VDOT talks Route 460 safety
Published 9:11 pm Tuesday, October 24, 2017
Stephen Faleski
Special to the News-Herald
Residents of Windsor and the surrounding areas of Isle of Wight along the Route 460 corridor took advantage of an opportunity to air their safety concerns regarding the highway on Thursday evening.
Virginia Department of Transportation representatives held a public meeting at Windsor High School to present the preliminary results of their safety and operations study of the corridor.
The two-phase safety assessment is still under way, evaluating the corridor from Windsor’s western limits near Lover’s Lane to 1,500 feet west of the U.S. 58 interchange in Suffolk.
“The purpose of this meeting is to get feedback from the locals,” said Jerry Pauley, transportation planning engineer for VDOT’s Hampton Roads District. “They’re on this road every day.”
The objective of the safety assessment, he said, is to identify lower-cost measures that could be implemented at hot spots and along the corridor within the existing right of way.
The study began with a request from the municipal governments of Isle of Wight and the Suffolk for VDOT to examine what could be done to improve the existing road, now that the Route 460 bypass plans have been scrapped.
“We’re going to make a number of recommendations,” Pauley said. “Some of these recommendations, VDOT will be taking care of, like signage, road markings. The larger projects — like adding the turn lanes — we will give the information to the localities, and they would submit that to the Smart Scale program for funding.”
“If it is a chosen project, it would be 100 percent funded with VDOT money allocated for 2023” he added. “Although we would be going for the 2023 money, there are some possibilities it could go sooner.”

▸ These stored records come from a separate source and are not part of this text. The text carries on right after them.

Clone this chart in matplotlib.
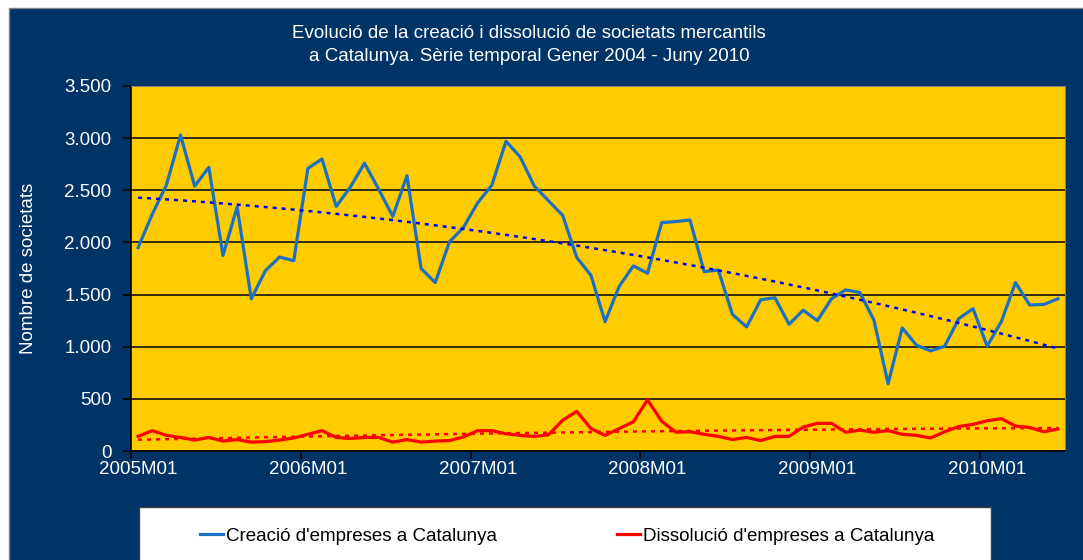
import numpy as np
import matplotlib
matplotlib.use("Agg")
import matplotlib.pyplot as plt
from matplotlib.patches import Rectangle
from matplotlib.lines import Line2D
from matplotlib.ticker import FixedLocator, FuncFormatter

# monthly series 2005M01 .. 2010M06
years = [2005, 2006, 2007, 2008, 2009, 2010]
months = [f"{y}M{m:02d}" for y in years for m in range(1, 13)][:66]

creacio = [1950, 2270, 2550, 3030, 2540, 2720, 1875, 2340, 1460, 1730, 1860, 1825,
           2710, 2800, 2345, 2530, 2760, 2510, 2250, 2640, 1750, 1615, 2005, 2145,
           2380, 2550, 2970, 2820, 2540, 2400, 2260, 1855, 1685, 1240, 1580, 1775,
           1705, 2190, 2200, 2215, 1720, 1735, 1310, 1190, 1450, 1470, 1215, 1350,
           1250, 1460, 1545, 1520, 1255, 645, 1180, 1015, 960, 1005, 1270, 1365,
           1005, 1240, 1615, 1400, 1405, 1460]

dissolucio = [140, 195, 150, 130, 105, 130, 95, 110, 85, 90, 105, 125,
              160, 195, 130, 120, 130, 130, 85, 110, 85, 95, 100, 135,
              195, 195, 165, 150, 140, 155, 295, 380, 215, 150, 215, 280,
              490, 285, 180, 185, 160, 140, 110, 130, 100, 140, 140, 230,
              265, 265, 180, 200, 180, 195, 160, 150, 125, 185, 235, 255,
              290, 310, 240, 225, 185, 210]

labels = ["Creació d'empreses a Catalunya", "Dissolució d'empreses a Catalunya"]
title = ("Evolució de la creació i dissolució de societats mercantils\n"
         "a Catalunya. Sèrie temporal Gener 2004 - Juny 2010")

NAVY = "#003366"
YELLOW = "#FFCC00"
BLUE = "#1C70C4"
RED = "#FF0000"
FS = 13.5

plt.rcParams['font.family'] = ['Liberation Sans', 'DejaVu Sans']

W, H = 1083, 560
fig = plt.figure(figsize=(W / 100, H / 100), dpi=100, facecolor="white")
fig.patches.append(Rectangle((9 / W, -0.1), 1.1, (H - 8) / H + 0.1, transform=fig.transFigure,
                             facecolor=NAVY, edgecolor="#808080", lw=1, zorder=-10))

ax = fig.add_axes([131 / W, 1 - 451 / H, (1065 - 131) / W, (451 - 86) / H])
ax.set_facecolor(YELLOW)

x = np.arange(len(months))
ax.plot(x, creacio, color=BLUE, lw=2.3, zorder=3)
ax.plot(x, dissolucio, color=RED, lw=2.3, zorder=3)

# polynomial (order 2) trend lines
for s, c in [(creacio, "#0000FF"), (dissolucio, RED)]:
    p = np.polyfit(x, s, 2)
    ax.plot(x, np.polyval(p, x), color=c, lw=1.8, ls=(0, (1.6, 2.0)), zorder=4)

ax.set_xlim(-0.5, len(months) - 0.5)
ax.set_ylim(0, 3500)
ax.set_yticks(np.arange(0, 3501, 500))
ax.yaxis.set_major_formatter(FuncFormatter(lambda v, p: f"{int(v):,}".replace(",", ".")))
ax.grid(axis="y", color="#111111", lw=1.2)
ax.set_axisbelow(True)

# ticks between categories, labels on category centres
ax.xaxis.set_major_locator(FixedLocator(np.arange(-0.5, len(months), 12)))
ax.xaxis.set_minor_locator(FixedLocator(np.arange(0, len(months), 12)))
ax.set_xticklabels([""] * len(ax.get_xticks()))
ax.set_xticklabels([months[i] for i in range(0, len(months), 12)], minor=True)
ax.tick_params(axis="x", which="minor", length=0, pad=7, labelsize=FS, labelcolor="white")
ax.tick_params(axis="x", which="major", length=6, width=1.2, color="black")
ax.tick_params(axis="y", length=6, width=1.2, color="black", labelsize=FS,
               labelcolor="white", pad=8)

for side in ["top", "right"]:
    ax.spines[side].set_color("#808080")
for side in ["left", "bottom"]:
    ax.spines[side].set_color("black")
    ax.spines[side].set_linewidth(1.2)

ax.set_ylabel("Nombre de societats", color="white", fontsize=FS)
ax.yaxis.set_label_coords(-(131 - 37) / (1065 - 131), 0.5)

fig.text(529 / W, 1 - 45 / H, title, ha="center", va="center", color="white",
         fontsize=FS, linespacing=1.45)

# legend box
fig.patches.append(Rectangle((139 / W, -0.1), (991 - 139) / W, 0.1 + (H - 507) / H,
                             transform=fig.transFigure, facecolor="white",
                             edgecolor="#404040", lw=1, zorder=1))
for lab, c, xs in [(labels[0], BLUE, 200), (labels[1], RED, 617)]:
    fig.legend([Line2D([], [], color=c, lw=2.3)], [lab], loc="center left",
               bbox_to_anchor=(xs / W, 1 - 536 / H), frameon=False, fontsize=FS,
               handlelength=1.2, handletextpad=0.2, borderpad=0, borderaxespad=0)

fig.savefig("out.png", dpi=100, facecolor=fig.get_facecolor())
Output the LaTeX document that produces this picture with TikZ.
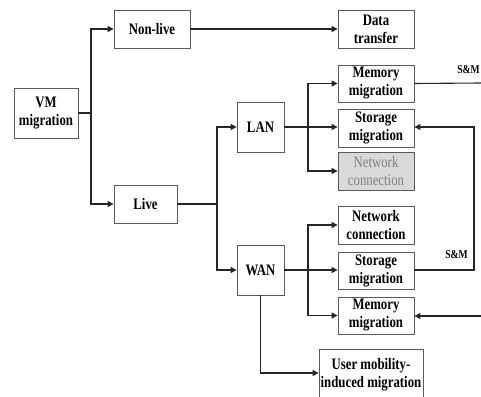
\documentclass[tikz,border=0pt]{standalone}
\usepackage{fontspec}
\setmainfont{Liberation Serif}[FakeStretch=0.8]
\usetikzlibrary{arrows.meta}
\begin{document}
\begin{tikzpicture}[x=1pt,y=1pt,
  box/.style={draw=black!65, line width=0.8pt, fill=white, align=center, inner sep=0pt,
    font=\bfseries\fontsize{16}{18}\selectfont},
  graybox/.style={box, fill=black!15, text=black!50, font=\fontsize{16}{18}\selectfont},
  conn/.style={line width=1.1pt, black!85},
  arr/.style={conn, -{Triangle[length=6pt,width=6pt]}},
  sm/.style={font=\bfseries\fontsize{12}{14}\selectfont, inner sep=0pt}]
\clip (0,0) rectangle (481,-396);
\fill[white] (0,0) rectangle (481,-396);
% nodes
\node[box, minimum width=64, minimum height=50] (vm) at (46,-113) {VM\\migration};
\node[box, minimum width=76, minimum height=38] (nonlive) at (152,-29) {Non-live};
\node[box, minimum width=63, minimum height=38] (live) at (145.5,-204) {Live};
\node[box, minimum width=76, minimum height=38] (data) at (376,-29) {Data\\transfer};
\node[box, minimum width=47, minimum height=50] (lan) at (260.5,-127) {LAN};
\node[box, minimum width=47, minimum height=50] (wan) at (260.5,-270) {WAN};
\node[box, minimum width=76, minimum height=37] (lmem) at (376,-83.5) {Memory\\migration};
\node[box, minimum width=76, minimum height=38] (lsto) at (376,-128) {Storage\\migration};
\node[graybox, minimum width=76, minimum height=38] (lnet) at (376,-171) {Network\\connection};
\node[box, minimum width=76, minimum height=38] (wnet) at (376,-225) {Network\\connection};
\node[box, minimum width=76, minimum height=37] (wsto) at (376,-270.5) {Storage\\migration};
\node[box, minimum width=76, minimum height=37] (wmem) at (376,-315.5) {Memory\\migration};
\node[box, minimum width=104, minimum height=52] (user) at (371,-375) {User mobility-\\induced migration};
\node[sm, anchor=east] (sm1) at (480,-70) {S\&M};
\node[sm] (sm2) at (456.5,-255) {S\&M};
% junctions
\coordinate (j1) at (91,-113);
\coordinate (j2) at (217,-204);
\coordinate (j3) at (308,-127);
\coordinate (j4) at (308,-270);
\coordinate (r1) at (481,-83);
\coordinate (r2) at (474,-270);
\coordinate (r3) at (474,-127);
\coordinate (r4) at (481,-316);
\coordinate (u1) at (260.5,-373);
% connectors
\draw[conn] (vm.east) -- (j1);
\draw[arr] (j1) |- (nonlive.west);
\draw[arr] (j1) |- (live.west);
\draw[arr] (nonlive.east) -- (data.west);
\draw[conn] (live.east) -- (j2);
\draw[arr] (j2) |- (lan.west);
\draw[arr] (j2) |- (wan.west);
\draw[conn] (lan.east) -- (j3);
\draw[arr] (j3) |- (lmem.west);
\draw[arr] (j3) -- (lsto.west |- j3);
\draw[arr] (j3) |- (lnet.west);
\draw[conn] (wan.east) -- (j4);
\draw[arr] (j4) |- (wnet.west);
\draw[arr] (j4) -- (wsto.west |- j4);
\draw[arr] (j4) |- (wmem.west);
\draw[conn] (lmem.east) -- (r1);
\draw[arr] (wsto.east |- r2) -- (r2) -- (r3) -- (lsto.east |- r3);
\draw[arr] (r4) -- (wmem.east |- r4);
\draw[arr] (wan.south) -- (u1) -- (user.west |- u1);
\end{tikzpicture}
\end{document}
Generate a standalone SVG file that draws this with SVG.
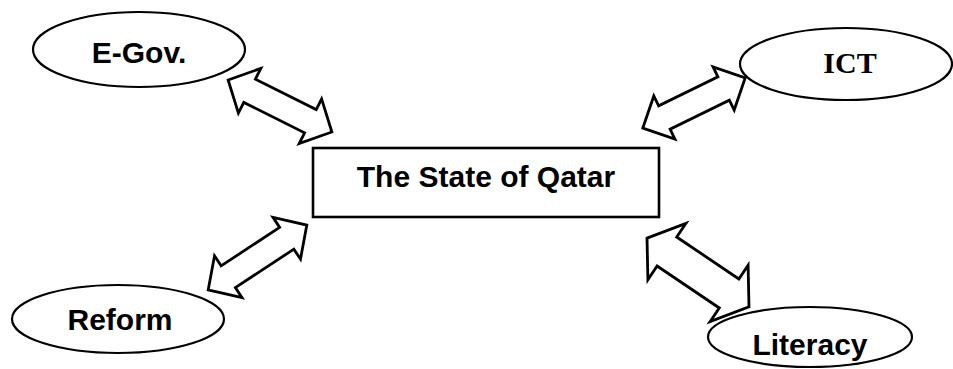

Attendees were asked to choose their top three priorities from a list of 14 problem intersections and stretches of road on Route 460 that VDOT has studied.
Those intersections included Northfield Drive, Robs Drive, Kings Fork Road, Lake Prince Drive, Prudence Road, 1,200 feet east of Gardner Lane, Gardner Lane, Old Myrtle Road, 2,200 feet west of Old Myrtle Road, 1,750 feet east of Ennis Mill Road, 1,000 feet east of Old Suffolk Road, Lovers Lane; Church Street, Bank Street, Windsor Boulevard and Court Street as one area; and Prince Boulevard (Route 258).
VDOT representatives said that given the scope of what they are now investigating and the amount of funding available, a majority of their recommended improvements to the road will likely not be in Windsor, nor will they include widening the existing highway due to right-of-way concerns. That means the town’s desire for a center turn lane will likely be unmet.
“To even consider doing a center turn lane, you have to look at things like drainage, utilities, sidewalks, so your right of way would be expanding no matter what,” Pauley said. “We’re not even looking in the town, because we’re looking at these low-cost improvements.
“There were several crashes within the town, but most were property-damage style crashes,” he added.
Noting a series of sketches that plotted accident types and locations along Route 460, Pauley said, “We’re concentrating on the sections outside of town where the crashes have resulted in the most injuries so we can get the most bang for our buck.”